And why do you believe that cash wouldn't be considered part of the estate?
https://www.fidelity.com/estate-planning-inheritance/estate-planning/asset-strategies/cash
And why do you believe that cash wouldn't be considered part of the estate? ...
Estate basis consistency and reporting: What practitioners need to know - Journal of Accountancy
Probably wishful thinking but reading this implies that cash is exempt from reporting. Being dead the heirs would be responsible for reporting. Leaving cash seems to give them more options.
The Unified Tax Credit Amount, the amount of the estate before federal estate taxes are owed is 5.49 million for 2017. ...
Yes, the OP isn't adding up for me. Did you mean something else? Did you leave out some information?

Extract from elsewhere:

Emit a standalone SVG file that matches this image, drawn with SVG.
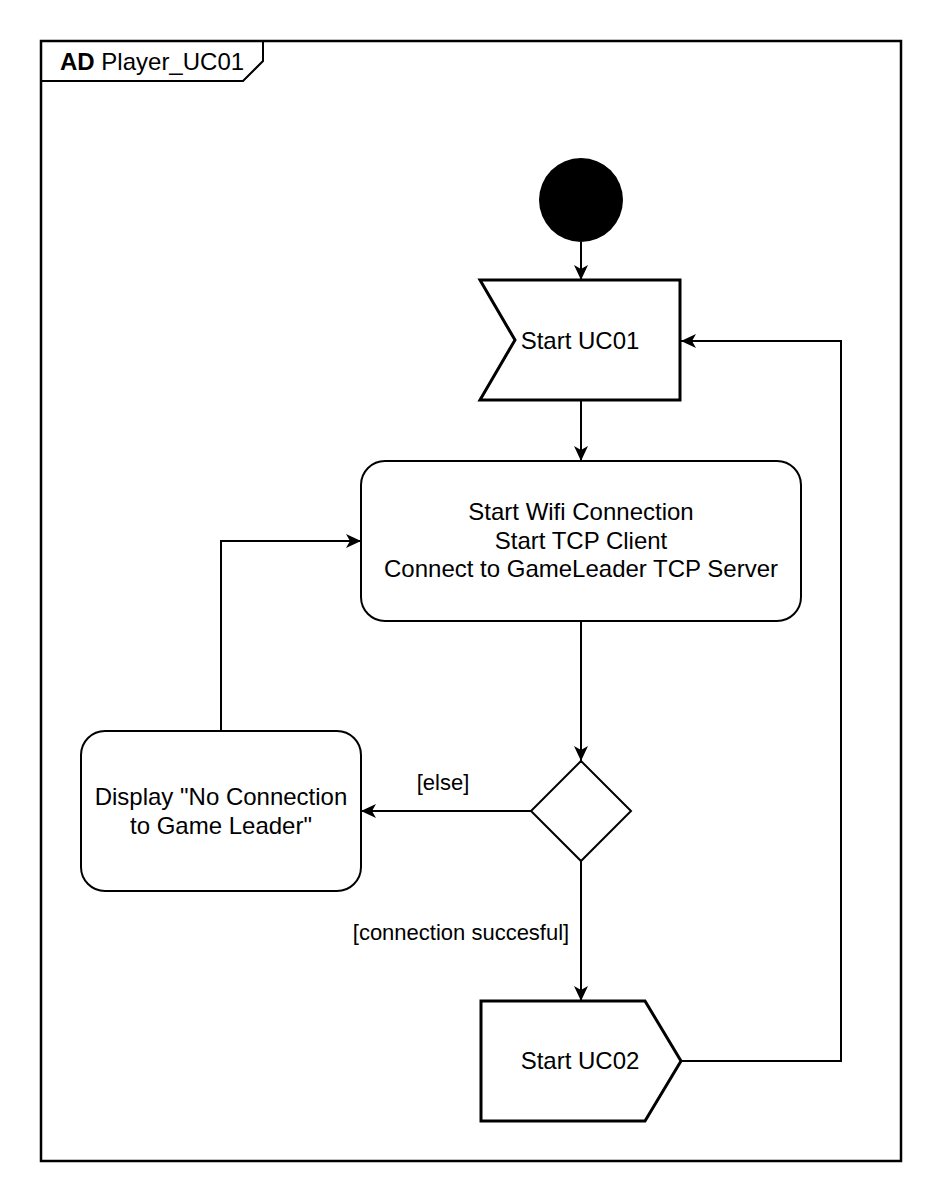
<svg xmlns="http://www.w3.org/2000/svg" width="942" height="1202" viewBox="0 0 942 1202">
  <style>
    .txt { font-family: "Liberation Sans", Arial, sans-serif; font-size: 24px; fill: #000; text-anchor: middle; }
    .lbl { font-family: "Liberation Sans", Arial, sans-serif; font-size: 22px; fill: #000; text-anchor: middle; }
    .shape { fill: #fff; stroke: #000; stroke-width: 2; }
    .thick { fill: #fff; stroke: #000; stroke-width: 3; }
    .edge { fill: none; stroke: #000; stroke-width: 2; marker-end: url(#arrow); }
  </style>
  <defs>
    <marker id="arrow" markerUnits="userSpaceOnUse" markerWidth="16" markerHeight="16" viewBox="0 0 16 16" refX="15" refY="8" orient="auto">
      <path d="M0,1 L15,8 L0,15 L4,8 Z" fill="#000"/>
    </marker>
  </defs>
  <rect width="942" height="1202" fill="#fff"/>

  <g id="frame">
    <rect x="41" y="41" width="860" height="1120" fill="none" stroke="#000" stroke-width="2.5"/>
    <path d="M41,81 L243,81 L263,61 L263,41" fill="none" stroke="#000" stroke-width="2"/>
    <text x="60" y="70" font-family="Liberation Sans, Arial, sans-serif" font-size="24" fill="#000"><tspan font-weight="bold">AD</tspan> Player_UC01</text>
  </g>

  <g id="connectors">
    <path class="edge" d="M581,242 L581,280"/>
    <path class="edge" d="M581,400 L581,461"/>
    <path class="edge" d="M581,621 L581,761"/>
    <path class="edge" d="M531,811 L361,811"/>
    <path class="edge" d="M221,731 L221,541 L361,541"/>
    <path class="edge" d="M581,861 L581,1001"/>
    <path class="edge" d="M681,1061 L841,1061 L841,341 L681,341"/>
    <text class="lbl" x="443" y="790">[else]</text>
    <text class="lbl" x="461" y="940">[connection succesful]</text>
  </g>

  <g id="start">
    <circle cx="581" cy="200" r="42" fill="#000"/>
  </g>

  <g id="startUC01">
    <polygon class="thick" points="480,280 680,280 680,400 480,400 515,340"/>
    <text class="txt" x="580" y="349">Start UC01</text>
  </g>

  <g id="connect">
    <rect class="shape" x="361" y="461" width="440" height="160" rx="24" ry="24"/>
    <text class="txt" x="581" y="520">Start Wifi Connection</text>
    <text class="txt" x="581" y="549">Start TCP Client</text>
    <text class="txt" x="581" y="577">Connect to GameLeader TCP Server</text>
  </g>

  <g id="decision">
    <polygon class="shape" points="581,761 631,811 581,861 531,811"/>
  </g>

  <g id="noConnection">
    <rect class="shape" x="81" y="731" width="280" height="160" rx="24" ry="24"/>
    <text class="txt" x="221" y="805">Display "No Connection</text>
    <text class="txt" x="221" y="834">to Game Leader"</text>
  </g>

  <g id="startUC02">
    <polygon class="thick" points="481,1001 645,1001 681,1061 645,1121 481,1121"/>
    <text class="txt" x="580" y="1069">Start UC02</text>
  </g>
</svg>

Estate tax is on the entire estate. House, cars, collectibles, investments, cash - the form doesn't matter. Probably the value of outstanding loans as well.
Please clarify.
Also, Federal Estate tax doesn't kick in until $5,490,000, and currently increases with inflation. If I hit that level, I'm pretty sure I'd just start giving it away to friends/family/charity. I'm already plenty comfy well below that, if that amount isn't enough cushion for me, I guess no amount would be.
-ERD50
I guess that would depend on what age you were. I'm not keen on paying an extra 40% on my life's earnings no matter what the amount. It seems punitive. Then again, you're dead.
I don't know the legal status of a two-party checking account when it comes to total estate, but that might work to pass some money (legally). Never really thought about it before. With current limits, I'm not too worried about it either. YMMV
If there is more than one name on a bank account, technically if one dies then the survivors own the account. That can play in other ways too though, if any one of the owners is in litigation, the entire account can be at risk. pick your poison... carefully.
If there is more than one name on a bank account, technically if one dies then the survivors own the account. That can play in other ways too though, if any one of the owners is in litigation, the entire account can be at risk. pick your poison... carefully.
when you add someone as jwros, you have made a gift which may require a gift tax return depending upon value.
What if you have a whole life insurance policy and your heirs are the beneficiaries? Is the death benefit part of the estate? I don't know the answer, but I'll bet someone here does.
If structured correctly, it can be done.
From what I understand, the normal way to do this is the owner of the policy (and beneficiaries, of course) should all be outside of the estate. Then the estate 'gifts' the beneficiaries, which can then use the money to pay the premiums. If the people inside the estate pay the premiums directly, it doesn't pass muster.
And the beneficiaries can't be 'forced' to pay the premiums, or it isn't a 'gift'.
But those pesky premiums! So if you sort that out, it still amounts to a bet with the insurance company. After all (and the insurance people never mention this), the 'gifting' alone gets the money out of the estate. So it boils down to whether an ins policy is a good investment or not, and most people would say "No".
Sometimes the policy is used to provide liquidity at death, so money is available to pay the estate tax when the estate itself isn't easily liquidated (real estate, a business, etc). But there might be better ways to gain liquidity.
-ERD50
when you add someone as jwros, you have made a gift which may require a gift tax return depending upon value.
you don't need to do all the gifting to and so on. Just set up a life insurance trust and fund the trust to buy the insurance in a lump sum. This is irrevocable. The trust owns the insurance and the grantor does not control it. So it is not in the estate. I've heard cases where the trust can also be the beneficiary that then distributes to the heirs. Otherwise it could just have the heirs as beneficiaries. This way to don't have don't have to worry about some outside owner running into financial issues and terminating the policy.
you don't need to do all the gifting to and so on. Just set up a life insurance trust and fund the trust to buy the insurance in a lump sum. This is irrevocable. ...
I think you are correct - they key is that it must be irrevocable (which is OK if that is understood), then the 'gift' issue doesn't apply, since the estate has zero control at that point.
But it still seems like the insurance is superfluous. You could just put $X in the trust, right? OK, you have access to your money longer, and I suppose you could just stop paying premiums and accept the insurance value at that point? So maybe more flexible?
Plus some administration costs for the trust, but probably pretty small?